#### Stated task:
Repeat all of the material below exactly as written, images excluded.

[BEGIN]

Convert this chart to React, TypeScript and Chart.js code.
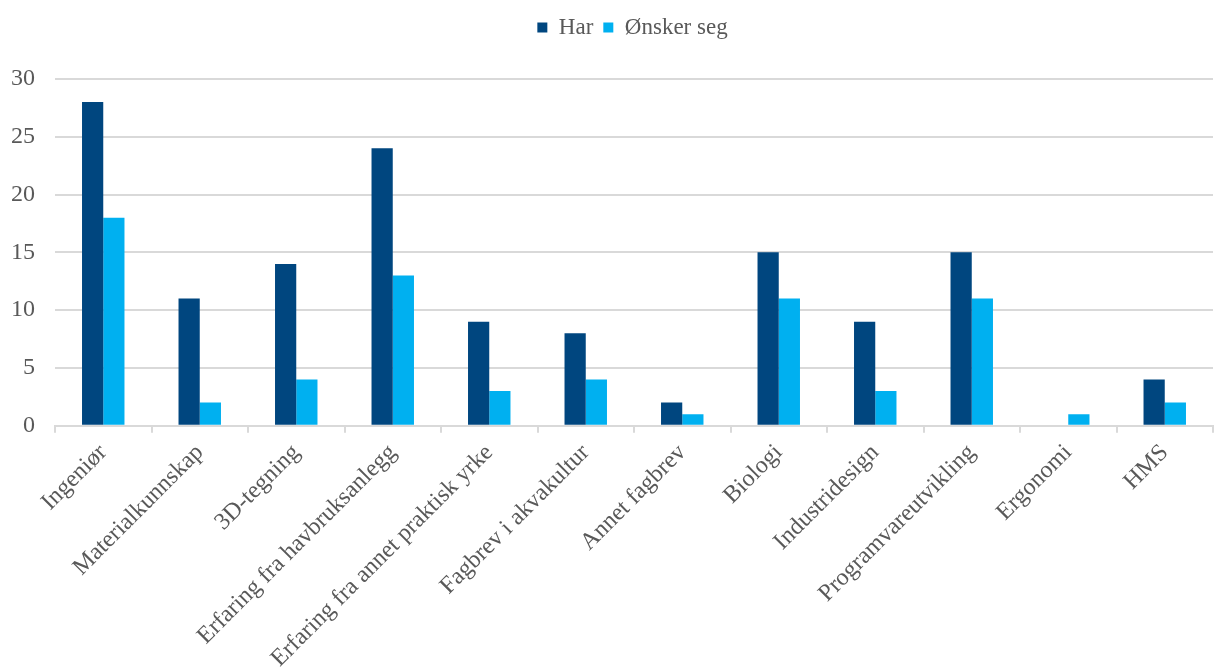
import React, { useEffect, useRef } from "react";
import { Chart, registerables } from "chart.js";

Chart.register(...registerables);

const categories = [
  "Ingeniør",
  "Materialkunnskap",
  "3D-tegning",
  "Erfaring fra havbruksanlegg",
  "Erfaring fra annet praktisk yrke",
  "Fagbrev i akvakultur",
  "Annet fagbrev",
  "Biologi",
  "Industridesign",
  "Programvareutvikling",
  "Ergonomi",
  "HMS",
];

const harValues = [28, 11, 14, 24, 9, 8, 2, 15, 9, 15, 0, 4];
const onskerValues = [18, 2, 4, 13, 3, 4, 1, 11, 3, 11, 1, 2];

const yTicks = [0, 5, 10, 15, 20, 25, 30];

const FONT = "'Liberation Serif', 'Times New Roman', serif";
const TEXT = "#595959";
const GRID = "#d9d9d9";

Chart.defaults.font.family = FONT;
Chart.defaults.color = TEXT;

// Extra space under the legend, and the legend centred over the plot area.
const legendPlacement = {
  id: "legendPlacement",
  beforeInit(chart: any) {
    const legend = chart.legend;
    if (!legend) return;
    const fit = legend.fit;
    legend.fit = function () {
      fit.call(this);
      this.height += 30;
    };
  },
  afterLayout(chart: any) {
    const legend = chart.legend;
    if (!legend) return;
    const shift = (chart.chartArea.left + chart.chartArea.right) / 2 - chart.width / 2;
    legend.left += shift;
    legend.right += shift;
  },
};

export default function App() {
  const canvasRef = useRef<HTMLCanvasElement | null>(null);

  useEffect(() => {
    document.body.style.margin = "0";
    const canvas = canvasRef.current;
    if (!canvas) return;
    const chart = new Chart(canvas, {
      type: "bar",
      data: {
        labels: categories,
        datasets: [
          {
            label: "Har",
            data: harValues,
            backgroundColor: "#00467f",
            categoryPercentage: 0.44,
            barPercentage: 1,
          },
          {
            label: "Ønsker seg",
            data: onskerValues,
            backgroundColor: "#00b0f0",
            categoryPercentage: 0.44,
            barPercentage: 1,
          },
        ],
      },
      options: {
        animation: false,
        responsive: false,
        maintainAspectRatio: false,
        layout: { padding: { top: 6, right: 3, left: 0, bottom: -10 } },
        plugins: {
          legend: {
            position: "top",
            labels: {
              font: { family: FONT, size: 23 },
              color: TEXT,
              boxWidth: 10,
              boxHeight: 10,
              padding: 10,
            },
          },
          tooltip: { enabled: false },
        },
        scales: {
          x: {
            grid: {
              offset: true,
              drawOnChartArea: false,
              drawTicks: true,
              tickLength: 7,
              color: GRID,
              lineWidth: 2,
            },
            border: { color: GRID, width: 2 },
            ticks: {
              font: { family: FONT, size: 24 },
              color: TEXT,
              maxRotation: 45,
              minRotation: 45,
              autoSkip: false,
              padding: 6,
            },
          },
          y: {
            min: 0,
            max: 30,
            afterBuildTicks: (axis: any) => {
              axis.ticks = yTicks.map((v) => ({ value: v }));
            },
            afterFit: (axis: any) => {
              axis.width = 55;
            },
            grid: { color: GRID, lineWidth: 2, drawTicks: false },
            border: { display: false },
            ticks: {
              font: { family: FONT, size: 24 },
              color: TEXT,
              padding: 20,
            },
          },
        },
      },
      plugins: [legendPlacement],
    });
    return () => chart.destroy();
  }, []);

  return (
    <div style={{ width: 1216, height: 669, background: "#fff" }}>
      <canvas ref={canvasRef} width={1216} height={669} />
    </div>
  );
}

[END]

#### Finished task:
Convert this chart to React, TypeScript and Chart.js code.
import React, { useEffect, useRef } from "react";
import { Chart, registerables } from "chart.js";

Chart.register(...registerables);

const categories = [
  "Ingeniør",
  "Materialkunnskap",
  "3D-tegning",
  "Erfaring fra havbruksanlegg",
  "Erfaring fra annet praktisk yrke",
  "Fagbrev i akvakultur",
  "Annet fagbrev",
  "Biologi",
  "Industridesign",
  "Programvareutvikling",
  "Ergonomi",
  "HMS",
];

const harValues = [28, 11, 14, 24, 9, 8, 2, 15, 9, 15, 0, 4];
const onskerValues = [18, 2, 4, 13, 3, 4, 1, 11, 3, 11, 1, 2];

const yTicks = [0, 5, 10, 15, 20, 25, 30];

const FONT = "'Liberation Serif', 'Times New Roman', serif";
const TEXT = "#595959";
const GRID = "#d9d9d9";

Chart.defaults.font.family = FONT;
Chart.defaults.color = TEXT;

// Extra space under the legend, and the legend centred over the plot area.
const legendPlacement = {
  id: "legendPlacement",
  beforeInit(chart: any) {
    const legend = chart.legend;
    if (!legend) return;
    const fit = legend.fit;
    legend.fit = function () {
      fit.call(this);
      this.height += 30;
    };
  },
  afterLayout(chart: any) {
    const legend = chart.legend;
    if (!legend) return;
    const shift = (chart.chartArea.left + chart.chartArea.right) / 2 - chart.width / 2;
    legend.left += shift;
    legend.right += shift;
  },
};

export default function App() {
  const canvasRef = useRef<HTMLCanvasElement | null>(null);

  useEffect(() => {
    document.body.style.margin = "0";
    const canvas = canvasRef.current;
    if (!canvas) return;
    const chart = new Chart(canvas, {
      type: "bar",
      data: {
        labels: categories,
        datasets: [
          {
            label: "Har",
            data: harValues,
            backgroundColor: "#00467f",
            categoryPercentage: 0.44,
            barPercentage: 1,
          },
          {
            label: "Ønsker seg",
            data: onskerValues,
            backgroundColor: "#00b0f0",
            categoryPercentage: 0.44,
            barPercentage: 1,
          },
        ],
      },
      options: {
        animation: false,
        responsive: false,
        maintainAspectRatio: false,
        layout: { padding: { top: 6, right: 3, left: 0, bottom: -10 } },
        plugins: {
          legend: {
            position: "top",
            labels: {
              font: { family: FONT, size: 23 },
              color: TEXT,
              boxWidth: 10,
              boxHeight: 10,
              padding: 10,
            },
          },
          tooltip: { enabled: false },
        },
        scales: {
          x: {
            grid: {
              offset: true,
              drawOnChartArea: false,
              drawTicks: true,
              tickLength: 7,
              color: GRID,
              lineWidth: 2,
            },
            border: { color: GRID, width: 2 },
            ticks: {
              font: { family: FONT, size: 24 },
              color: TEXT,
              maxRotation: 45,
              minRotation: 45,
              autoSkip: false,
              padding: 6,
            },
          },
          y: {
            min: 0,
            max: 30,
            afterBuildTicks: (axis: any) => {
              axis.ticks = yTicks.map((v) => ({ value: v }));
            },
            afterFit: (axis: any) => {
              axis.width = 55;
            },
            grid: { color: GRID, lineWidth: 2, drawTicks: false },
            border: { display: false },
            ticks: {
              font: { family: FONT, size: 24 },
              color: TEXT,
              padding: 20,
            },
          },
        },
      },
      plugins: [legendPlacement],
    });
    return () => chart.destroy();
  }, []);

  return (
    <div style={{ width: 1216, height: 669, background: "#fff" }}>
      <canvas ref={canvasRef} width={1216} height={669} />
    </div>
  );
}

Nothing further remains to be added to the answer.